Applications of Information Theory to nanopore DNA sequencing data processing (2017 - 2019)

Participants: Guillermo Dufort y Álvarez, Álvaro Martín (PI), Gadiel Seroussi, José Sotelo Silveira
Founding: CSIC

In 2015, the first commercial version of a nanopore genome sequencer was released, a technology that is emerging as the next generation of sequencing instruments. This type of sequencers generate very long reads of DNA sequence fragments, which is generally advantageous, but with a high error rate. Processing reads with these characteristics demand a specific treatment, which we think will be of central importance as the use of this technology spreads. In this project we aim to investigate compression algorithms for various types of nanopore sequencing data and the application of denoising techniques.

A low-energy wireless electroencephalograph (2015 - 2017)

Participants: Ignacio Capurro, Guillermo Dufort y Álvarez, Federico Favaro, Federico Lecumberry, Álvaro Martín (PI), Juan Pablo Oliver, Julián Oreggioni, Julio Pérez, Ignacio Ramírez (PI), Gadiel Seroussi, Leonardo Steinfeld
Founding: CSIC

We investigate the energy savings that can be obtained in wireless electroencephalographs through the use of efficient coding schemes. We will measure the energy consumption obtained with different coding algorithms with the goal of evaluating the trade off between algorithmic complexity (which translates to higher computation energy) and compression efficiency (which yields lower transmission energy).

Low complexity brain-computer interface (2013 - 2015)

Participants: Ignacio Capurro, Federico Lecumberry, Álvaro Martín (PI), Martín Patrone, Eugenio Rovira, Ignacio Ramírez (PI), Gadiel Seroussi
Founding: CSIC

We investigate the application of Signal Processing and Information Theory techniques to the development of Brain-Computer interfaces based on electroencephalography, with low power consumption in the electroencephalograph. We are interested in low complexity algorithms that can be applied to the compression of electroencephalograms, with the aim of reducing energy consumption for wireless transmission between the electroencephalograph and a computer that analyzes the signals.

Efficient estimation of stochastic models (2011 - 2013)

Participants: Álvaro Martín (PI), Gadiel Seroussi, Luciana Vitale
Founding: CSIC

Estimating a stochastic model from a sample sequences over a given alphabet is key in many practical applications, such as various data compression algorithms, simulation, and prediction. In this project we focus on Markov models, which have common application in different areas of Information Theory. For this type of models, there exist estimation algorithms that are efficient from theoretical point of view, in the sense of requiring run time and memory amount that are linear in the length of the input sequence. In practice, however, the memory requirements of these algorithms can be prohibitive for large input sequences. We will study theoretical properties of these estimators with the aim of deriving new efficient estimation algorithms.

Study of Tree Models in Information Theory (2007 - 2008)

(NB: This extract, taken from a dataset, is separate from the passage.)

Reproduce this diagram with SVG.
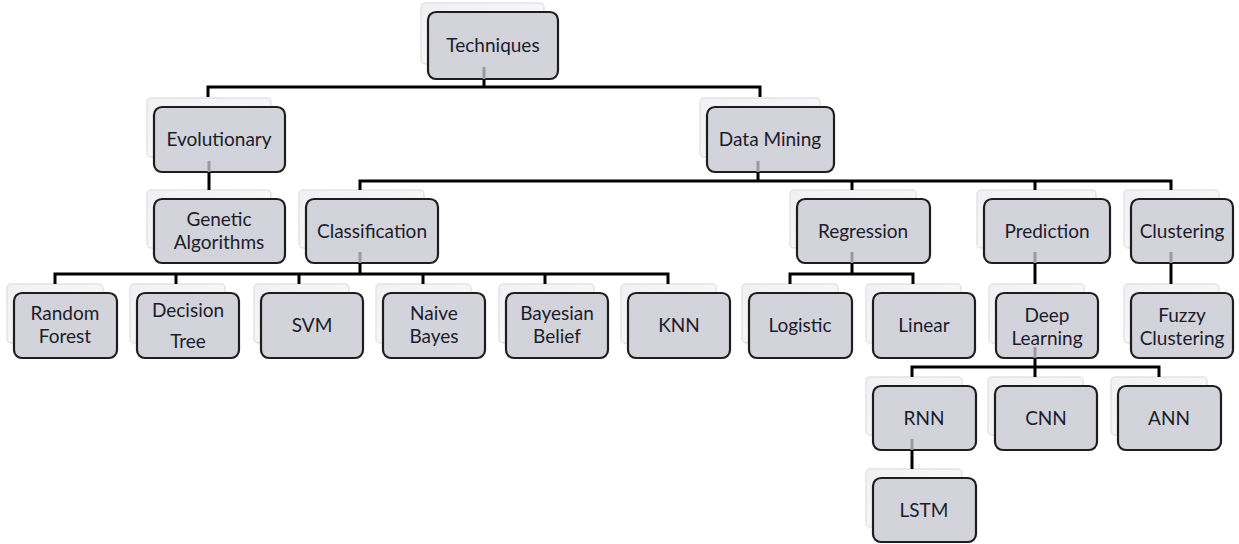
<svg xmlns="http://www.w3.org/2000/svg" width="1239" height="544" viewBox="0 0 1239 544">
<defs>
<linearGradient id="sh" x1="0" y1="0" x2="1" y2="1">
<stop offset="0" stop-color="#f1f1f3"/>
<stop offset="1" stop-color="#fbfbfc"/>
</linearGradient>
</defs>
<style>
.sh{fill:url(#sh);stroke:#e3e3e6;stroke-width:1.5}
.bx{fill:#d3d3dc;stroke:#1e1e1e;stroke-width:2.2}
.t{font-family:Lato,"Liberation Sans",sans-serif;font-size:19px;fill:#1c1c2a;text-anchor:middle}
.c{fill:none;stroke:#000;stroke-width:3}
.s{fill:none;stroke:#9a9aa2;stroke-width:3}
</style>
<rect width="1239" height="544" fill="#fff"/>
<g id="n-techniques"><rect class="sh" x="421" y="3" width="123" height="61" rx="4"/><rect class="bx" x="428" y="12" width="130" height="67" rx="8"/><text class="t" x="493" y="52">Techniques</text></g>
<g id="n-evolutionary"><rect class="sh" x="147" y="98" width="124" height="59" rx="4"/><rect class="bx" x="154" y="107" width="131" height="65" rx="8"/><text class="t" x="219" y="146">Evolutionary</text></g>
<g id="n-datamining"><rect class="sh" x="700" y="98" width="120" height="59" rx="4"/><rect class="bx" x="707" y="107" width="127" height="65" rx="8"/><text class="t" x="770" y="146">Data Mining</text></g>
<g id="n-genetic"><rect class="sh" x="147" y="190" width="124" height="58" rx="4"/><rect class="bx" x="154" y="199" width="131" height="64" rx="8"/><text class="t" x="219" y="226">Genetic</text><text class="t" x="219" y="249">Algorithms</text></g>
<g id="n-classification"><rect class="sh" x="299" y="190" width="125" height="58" rx="4"/><rect class="bx" x="306" y="199" width="132" height="64" rx="8"/><text class="t" x="372" y="238">Classification</text></g>
<g id="n-regression"><rect class="sh" x="790" y="190" width="126" height="58" rx="4"/><rect class="bx" x="797" y="199" width="133" height="64" rx="8"/><text class="t" x="863" y="238">Regression</text></g>
<g id="n-prediction"><rect class="sh" x="977" y="190" width="119" height="58" rx="4"/><rect class="bx" x="984" y="199" width="126" height="64" rx="8"/><text class="t" x="1047" y="238">Prediction</text></g>
<g id="n-clustering"><rect class="sh" x="1124" y="190" width="95" height="58" rx="4"/><rect class="bx" x="1131" y="199" width="102" height="64" rx="8"/><text class="t" x="1182" y="238">Clustering</text></g>
<g id="n-randomforest"><rect class="sh" x="7" y="284" width="96" height="59" rx="4"/><rect class="bx" x="14" y="293" width="103" height="65" rx="8"/><text class="t" x="65" y="320">Random</text><text class="t" x="65" y="343">Forest</text></g>
<g id="n-decisiontree"><rect class="sh" x="130" y="284" width="95" height="59" rx="4"/><rect class="bx" x="137" y="293" width="102" height="65" rx="8"/><text class="t" x="188" y="317">Decision</text><text class="t" x="188" y="348">Tree</text></g>
<g id="n-svm"><rect class="sh" x="254" y="284" width="95" height="59" rx="4"/><rect class="bx" x="261" y="293" width="102" height="65" rx="8"/><text class="t" x="312" y="332">SVM</text></g>
<g id="n-naivebayes"><rect class="sh" x="376" y="284" width="95" height="59" rx="4"/><rect class="bx" x="383" y="293" width="102" height="65" rx="8"/><text class="t" x="434" y="320">Naive</text><text class="t" x="434" y="343">Bayes</text></g>
<g id="n-bayesianbelief"><rect class="sh" x="499" y="284" width="95" height="59" rx="4"/><rect class="bx" x="506" y="293" width="102" height="65" rx="8"/><text class="t" x="557" y="320">Bayesian</text><text class="t" x="557" y="343">Belief</text></g>
<g id="n-knn"><rect class="sh" x="621" y="284" width="95" height="59" rx="4"/><rect class="bx" x="628" y="293" width="102" height="65" rx="8"/><text class="t" x="679" y="332">KNN</text></g>
<g id="n-logistic"><rect class="sh" x="742" y="284" width="96" height="59" rx="4"/><rect class="bx" x="749" y="293" width="103" height="65" rx="8"/><text class="t" x="800" y="332">Logistic</text></g>
<g id="n-linear"><rect class="sh" x="866" y="284" width="95" height="59" rx="4"/><rect class="bx" x="873" y="293" width="102" height="65" rx="8"/><text class="t" x="924" y="332">Linear</text></g>
<g id="n-deeplearning"><rect class="sh" x="989" y="284" width="95" height="59" rx="4"/><rect class="bx" x="996" y="293" width="102" height="65" rx="8"/><text class="t" x="1047" y="322">Deep</text><text class="t" x="1047" y="345">Learning</text></g>
<g id="n-fuzzyclustering"><rect class="sh" x="1124" y="284" width="95" height="59" rx="4"/><rect class="bx" x="1131" y="293" width="102" height="65" rx="8"/><text class="t" x="1182" y="322">Fuzzy</text><text class="t" x="1182" y="345">Clustering</text></g>
<g id="n-rnn"><rect class="sh" x="866" y="377" width="96" height="58" rx="4"/><rect class="bx" x="873" y="386" width="103" height="64" rx="8"/><text class="t" x="924" y="425">RNN</text></g>
<g id="n-cnn"><rect class="sh" x="988" y="377" width="95" height="58" rx="4"/><rect class="bx" x="995" y="386" width="102" height="64" rx="8"/><text class="t" x="1046" y="425">CNN</text></g>
<g id="n-ann"><rect class="sh" x="1111" y="377" width="96" height="58" rx="4"/><rect class="bx" x="1118" y="386" width="103" height="64" rx="8"/><text class="t" x="1169" y="425">ANN</text></g>
<g id="n-lstm"><rect class="sh" x="866" y="469" width="96" height="58" rx="4"/><rect class="bx" x="873" y="478" width="103" height="64" rx="8"/><text class="t" x="924" y="517">LSTM</text></g>
<g id="connectors">
<path class="s" d="M484,67V79 M209,161V172 M758,161V172 M360,252V263 M852,252V263 M1035,252V263 M1171,252V263 M1035,347V358 M912,439V450"/>
<path class="c" d="M484,79V87 M208,97V87H760V97"/>
<path class="c" d="M209,172V190"/>
<path class="c" d="M758,172V181 M360,190V181H1171V190 M852,181V190 M1035,181V190"/>
<path class="c" d="M360,263V274 M55,284V274H668V284 M176,274V284 M299,274V284 M423,274V284 M545,274V284"/>
<path class="c" d="M852,263V274 M790,284V274H913V284"/>
<path class="c" d="M1035,263V284"/>
<path class="c" d="M1171,263V284"/>
<path class="c" d="M1035,358V367 M912,377V367H1159V377 M1035,367V377"/>
<path class="c" d="M912,450V469"/>
</g>
</svg>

Participants: Álvaro Martín (PI)
Founding: PDT

Tree models, which in the statistical community have been called variable length Markov chains, provide a mechanism to "join" states of a Markov chain that share the same probability distribution. In practical applications, such models allow for an important reduction in the number of free scalar parameters (conditional probabilities) required to model a stochastic process. In this project we study theoretical properties of tree models and some applications in data compression.

Study of models for finite memory stochastic processes (2005 - 2007)

Participants: Álvaro Martín, Alfredo Viola (PI)
Founding: CSIC

The objective of this project is to achieve a deep understanding of the properties of tree models for finite memory processes. Progress in this direction have both theoretical and practical interest with important implications, for example, in compression algorithms and simulation.